Why Do Traits Sometimes "Skip a Generation"?

Particulate Inheritance

Traits can reappear in subsequent generations due to the segregation and recombination of alleles.

• Key Points: Genes remain discrete (not blended), two copies in adults, one in gametes, fusion at fertilization.

• Example: Tall plants have a gene (T) encoding a protein involved in growth.

Mendel Studied 7 Traits in Pea Plants

Single-Gene Control and Ratios

Mendel's experiments revealed predictable inheritance patterns for traits controlled by single genes.

• Traits: Seed shape, color, flower color, pod shape, pod color, flower position, stem length.

• Alleles: Each gene had two alleles (dominant and recessive).

• Ratios: for single gene segregation; for independent assortment of two genes.

Alleles Can Arise from Any Part of a Gene

Gene Structure and Mutation Sites

Genes consist of regulatory and coding sequences, and mutations can occur in any region, producing different alleles.

• Regulatory Sequences: Promoters, enhancers, terminators, untranslated regions (UTRs), introns.

• Mutational Effects: Changes in regulation or coding can alter gene function and phenotype.

Populations Contain Many Alleles

Genetic Diversity and Allelic Interactions

Populations exhibit genetic diversity through multiple alleles of a gene, but individuals can only carry two alleles (diploid).
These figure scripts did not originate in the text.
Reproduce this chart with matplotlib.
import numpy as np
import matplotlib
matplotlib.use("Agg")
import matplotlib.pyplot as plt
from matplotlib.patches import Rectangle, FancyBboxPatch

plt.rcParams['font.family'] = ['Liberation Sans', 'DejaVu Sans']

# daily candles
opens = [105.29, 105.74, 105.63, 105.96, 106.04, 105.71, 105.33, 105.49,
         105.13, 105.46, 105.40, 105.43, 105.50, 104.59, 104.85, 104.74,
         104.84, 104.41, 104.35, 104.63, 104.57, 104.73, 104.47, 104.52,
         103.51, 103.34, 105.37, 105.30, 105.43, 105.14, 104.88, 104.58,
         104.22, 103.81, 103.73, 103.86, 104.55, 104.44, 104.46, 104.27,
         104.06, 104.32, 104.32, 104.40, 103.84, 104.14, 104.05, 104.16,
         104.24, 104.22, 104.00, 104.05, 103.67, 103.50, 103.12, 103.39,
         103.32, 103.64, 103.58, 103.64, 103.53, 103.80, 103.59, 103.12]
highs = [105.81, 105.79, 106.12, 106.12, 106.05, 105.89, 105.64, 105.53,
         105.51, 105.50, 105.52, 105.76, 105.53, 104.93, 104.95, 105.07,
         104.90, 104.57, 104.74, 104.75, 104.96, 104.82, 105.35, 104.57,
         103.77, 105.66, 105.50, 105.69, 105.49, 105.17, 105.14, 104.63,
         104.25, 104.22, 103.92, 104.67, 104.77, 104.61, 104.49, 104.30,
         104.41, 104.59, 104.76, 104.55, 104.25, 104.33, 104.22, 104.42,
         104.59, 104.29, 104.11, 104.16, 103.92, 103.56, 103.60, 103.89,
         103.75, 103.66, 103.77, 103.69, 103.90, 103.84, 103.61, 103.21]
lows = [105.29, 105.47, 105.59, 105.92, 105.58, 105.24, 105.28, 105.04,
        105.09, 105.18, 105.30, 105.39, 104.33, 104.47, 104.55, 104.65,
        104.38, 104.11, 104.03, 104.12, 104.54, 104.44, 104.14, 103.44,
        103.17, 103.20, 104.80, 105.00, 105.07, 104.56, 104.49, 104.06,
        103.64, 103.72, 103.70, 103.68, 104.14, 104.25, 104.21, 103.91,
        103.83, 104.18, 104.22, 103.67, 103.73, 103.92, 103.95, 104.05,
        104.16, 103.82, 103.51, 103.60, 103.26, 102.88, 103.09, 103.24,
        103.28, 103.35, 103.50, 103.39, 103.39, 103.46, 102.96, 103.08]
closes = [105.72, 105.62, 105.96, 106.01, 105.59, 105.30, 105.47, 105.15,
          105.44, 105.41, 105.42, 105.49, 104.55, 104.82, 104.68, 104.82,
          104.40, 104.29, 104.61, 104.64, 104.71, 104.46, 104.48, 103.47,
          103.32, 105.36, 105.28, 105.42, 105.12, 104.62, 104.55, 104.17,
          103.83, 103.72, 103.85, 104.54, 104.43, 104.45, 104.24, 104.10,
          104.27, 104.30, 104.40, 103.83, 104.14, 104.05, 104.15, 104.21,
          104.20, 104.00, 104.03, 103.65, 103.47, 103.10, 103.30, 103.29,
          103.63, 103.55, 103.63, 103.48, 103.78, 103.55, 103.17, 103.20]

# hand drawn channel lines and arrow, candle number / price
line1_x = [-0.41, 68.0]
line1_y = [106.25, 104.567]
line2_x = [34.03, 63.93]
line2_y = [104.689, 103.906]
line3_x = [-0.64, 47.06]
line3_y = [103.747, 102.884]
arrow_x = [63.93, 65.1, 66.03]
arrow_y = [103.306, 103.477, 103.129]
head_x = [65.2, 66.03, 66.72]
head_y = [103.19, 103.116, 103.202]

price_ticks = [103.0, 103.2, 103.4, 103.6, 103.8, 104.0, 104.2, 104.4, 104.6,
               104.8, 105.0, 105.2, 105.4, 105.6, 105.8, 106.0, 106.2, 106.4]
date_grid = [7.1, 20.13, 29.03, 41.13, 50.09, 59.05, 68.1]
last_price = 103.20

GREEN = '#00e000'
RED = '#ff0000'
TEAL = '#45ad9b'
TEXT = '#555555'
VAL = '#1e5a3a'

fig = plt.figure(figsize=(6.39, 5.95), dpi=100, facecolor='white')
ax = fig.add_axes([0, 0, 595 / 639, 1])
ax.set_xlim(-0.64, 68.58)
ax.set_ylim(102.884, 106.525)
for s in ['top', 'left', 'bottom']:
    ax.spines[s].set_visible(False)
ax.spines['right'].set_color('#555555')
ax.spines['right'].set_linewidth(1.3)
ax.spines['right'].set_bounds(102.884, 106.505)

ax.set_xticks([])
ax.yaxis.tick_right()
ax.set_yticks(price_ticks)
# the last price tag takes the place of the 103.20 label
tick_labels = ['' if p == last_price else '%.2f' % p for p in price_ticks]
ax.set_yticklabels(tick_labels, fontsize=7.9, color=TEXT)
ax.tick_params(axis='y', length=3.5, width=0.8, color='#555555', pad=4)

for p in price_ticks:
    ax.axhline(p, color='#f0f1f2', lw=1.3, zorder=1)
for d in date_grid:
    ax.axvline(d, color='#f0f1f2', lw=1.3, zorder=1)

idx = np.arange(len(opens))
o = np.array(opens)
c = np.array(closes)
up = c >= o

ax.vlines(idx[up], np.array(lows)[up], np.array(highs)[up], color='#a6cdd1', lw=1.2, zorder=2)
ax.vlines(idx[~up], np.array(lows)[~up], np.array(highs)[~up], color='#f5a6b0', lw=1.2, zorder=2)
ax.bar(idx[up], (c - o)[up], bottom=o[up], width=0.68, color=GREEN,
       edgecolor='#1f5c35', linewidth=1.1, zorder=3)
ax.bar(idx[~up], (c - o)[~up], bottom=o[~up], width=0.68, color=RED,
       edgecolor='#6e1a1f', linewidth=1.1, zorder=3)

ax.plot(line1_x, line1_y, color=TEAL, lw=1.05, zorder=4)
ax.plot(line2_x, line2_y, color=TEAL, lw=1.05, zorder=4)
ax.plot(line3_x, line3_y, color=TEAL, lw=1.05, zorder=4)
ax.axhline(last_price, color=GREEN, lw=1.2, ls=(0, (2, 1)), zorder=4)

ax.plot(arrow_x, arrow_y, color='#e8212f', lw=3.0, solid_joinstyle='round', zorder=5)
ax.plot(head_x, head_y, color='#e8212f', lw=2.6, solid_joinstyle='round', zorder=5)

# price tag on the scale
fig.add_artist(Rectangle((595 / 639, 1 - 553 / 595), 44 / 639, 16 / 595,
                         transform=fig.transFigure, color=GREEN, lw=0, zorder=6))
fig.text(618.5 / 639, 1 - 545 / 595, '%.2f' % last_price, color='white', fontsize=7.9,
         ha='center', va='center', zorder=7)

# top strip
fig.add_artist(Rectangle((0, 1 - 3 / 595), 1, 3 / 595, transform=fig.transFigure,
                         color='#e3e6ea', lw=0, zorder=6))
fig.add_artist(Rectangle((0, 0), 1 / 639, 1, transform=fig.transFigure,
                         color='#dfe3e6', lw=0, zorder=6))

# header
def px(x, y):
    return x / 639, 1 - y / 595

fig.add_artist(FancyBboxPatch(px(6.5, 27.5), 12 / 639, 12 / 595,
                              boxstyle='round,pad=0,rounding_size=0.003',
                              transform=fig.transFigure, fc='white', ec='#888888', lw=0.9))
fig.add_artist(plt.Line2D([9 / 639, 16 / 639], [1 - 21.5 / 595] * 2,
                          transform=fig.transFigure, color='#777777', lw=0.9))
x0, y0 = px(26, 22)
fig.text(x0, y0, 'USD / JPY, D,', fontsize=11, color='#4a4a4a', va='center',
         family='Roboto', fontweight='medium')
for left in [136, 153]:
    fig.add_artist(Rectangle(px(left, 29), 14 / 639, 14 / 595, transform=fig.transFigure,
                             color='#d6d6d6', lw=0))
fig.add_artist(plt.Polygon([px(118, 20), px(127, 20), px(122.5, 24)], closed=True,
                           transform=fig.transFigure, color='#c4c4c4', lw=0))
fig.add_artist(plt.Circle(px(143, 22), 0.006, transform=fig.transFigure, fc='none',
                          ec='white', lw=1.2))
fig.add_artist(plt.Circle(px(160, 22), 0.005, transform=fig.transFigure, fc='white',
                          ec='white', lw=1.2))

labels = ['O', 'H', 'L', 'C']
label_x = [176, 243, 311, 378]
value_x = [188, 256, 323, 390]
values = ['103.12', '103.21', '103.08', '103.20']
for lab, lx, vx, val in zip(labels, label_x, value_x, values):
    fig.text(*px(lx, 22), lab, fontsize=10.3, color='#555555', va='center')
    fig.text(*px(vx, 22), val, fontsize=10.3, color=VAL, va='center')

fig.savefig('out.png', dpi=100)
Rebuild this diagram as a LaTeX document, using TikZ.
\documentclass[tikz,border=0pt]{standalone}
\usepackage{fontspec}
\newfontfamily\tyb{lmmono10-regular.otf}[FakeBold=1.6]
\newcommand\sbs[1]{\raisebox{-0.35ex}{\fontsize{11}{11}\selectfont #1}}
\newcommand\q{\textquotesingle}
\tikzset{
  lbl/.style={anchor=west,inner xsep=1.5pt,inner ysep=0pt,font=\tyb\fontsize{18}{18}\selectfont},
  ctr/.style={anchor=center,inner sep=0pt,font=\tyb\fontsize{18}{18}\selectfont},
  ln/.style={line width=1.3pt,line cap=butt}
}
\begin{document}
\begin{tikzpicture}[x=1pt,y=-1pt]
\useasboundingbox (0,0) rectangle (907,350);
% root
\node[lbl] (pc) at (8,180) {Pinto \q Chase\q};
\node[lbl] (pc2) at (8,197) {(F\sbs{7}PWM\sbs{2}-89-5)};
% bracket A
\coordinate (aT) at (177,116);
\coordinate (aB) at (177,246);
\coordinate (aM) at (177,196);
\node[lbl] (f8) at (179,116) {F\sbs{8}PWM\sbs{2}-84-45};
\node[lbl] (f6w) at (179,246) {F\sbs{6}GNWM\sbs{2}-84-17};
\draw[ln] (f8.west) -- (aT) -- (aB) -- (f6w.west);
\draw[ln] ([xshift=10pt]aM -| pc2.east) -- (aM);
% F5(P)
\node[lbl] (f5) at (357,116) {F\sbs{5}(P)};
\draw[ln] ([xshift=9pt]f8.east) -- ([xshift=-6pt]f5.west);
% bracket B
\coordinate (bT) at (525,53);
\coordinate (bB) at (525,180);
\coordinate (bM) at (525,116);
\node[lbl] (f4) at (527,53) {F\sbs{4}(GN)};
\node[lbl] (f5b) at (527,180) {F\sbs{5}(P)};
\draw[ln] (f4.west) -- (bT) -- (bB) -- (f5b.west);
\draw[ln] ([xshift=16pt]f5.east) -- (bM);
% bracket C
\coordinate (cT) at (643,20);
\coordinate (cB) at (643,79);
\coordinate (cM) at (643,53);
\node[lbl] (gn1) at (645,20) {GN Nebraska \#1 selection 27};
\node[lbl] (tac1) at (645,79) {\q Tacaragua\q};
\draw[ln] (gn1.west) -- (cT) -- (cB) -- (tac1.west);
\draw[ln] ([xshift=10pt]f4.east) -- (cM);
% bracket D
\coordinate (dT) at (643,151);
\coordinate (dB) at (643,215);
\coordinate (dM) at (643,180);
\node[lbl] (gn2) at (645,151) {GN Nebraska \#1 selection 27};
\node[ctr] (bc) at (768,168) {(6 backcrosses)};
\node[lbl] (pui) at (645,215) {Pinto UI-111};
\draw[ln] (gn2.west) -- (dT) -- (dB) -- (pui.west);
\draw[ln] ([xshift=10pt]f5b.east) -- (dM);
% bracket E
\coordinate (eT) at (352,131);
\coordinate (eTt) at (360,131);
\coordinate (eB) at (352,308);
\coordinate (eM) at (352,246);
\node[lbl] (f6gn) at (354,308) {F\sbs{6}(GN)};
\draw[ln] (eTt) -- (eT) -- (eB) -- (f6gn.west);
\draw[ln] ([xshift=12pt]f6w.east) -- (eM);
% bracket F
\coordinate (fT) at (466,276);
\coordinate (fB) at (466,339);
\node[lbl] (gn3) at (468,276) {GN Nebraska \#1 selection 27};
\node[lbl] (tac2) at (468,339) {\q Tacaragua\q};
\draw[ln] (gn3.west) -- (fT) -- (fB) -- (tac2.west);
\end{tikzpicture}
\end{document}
• Homozygous: Two identical alleles.

• Heterozygous: Two different alleles.

• Phenotype Determination: Both alleles interact to produce the phenotype.

Not All Alleles Are Created Equally

Functional Consequences of Allelic Variation

Different alleles may produce different phenotypes depending on changes in protein quantity or function.

• Categories: Wild type, gain of function, loss of function, dominant, recessive.

• Functional Impact: Changes in DNA sequence can affect protein amount, sequence, or function, leading to varied phenotypes.

Both Alleles Interact to Control a Trait

Gene Activity and Phenotypic Outcomes

The interaction between alleles determines the overall activity of a gene and the resulting trait.

• Wild Type: Fully functional allele.

• Loss of Function: Partial or complete loss of activity.

• Gain of Function: Increased, ectopic, or novel activity.

Misconceptions and Why They Are Wrong

Common Myths in Genetics

Several misconceptions exist regarding mutations and their effects.

• Mutations are all bad: Most are neutral, especially in large genomes.

• Mutations give rise to superpowers: Most are neutral or loss-of-function.

• Gain-of-function mutations are purposely made: They occur naturally and drive evolution.

• Gain-of-function mutations are always good: Many are detrimental, such as those causing cancer.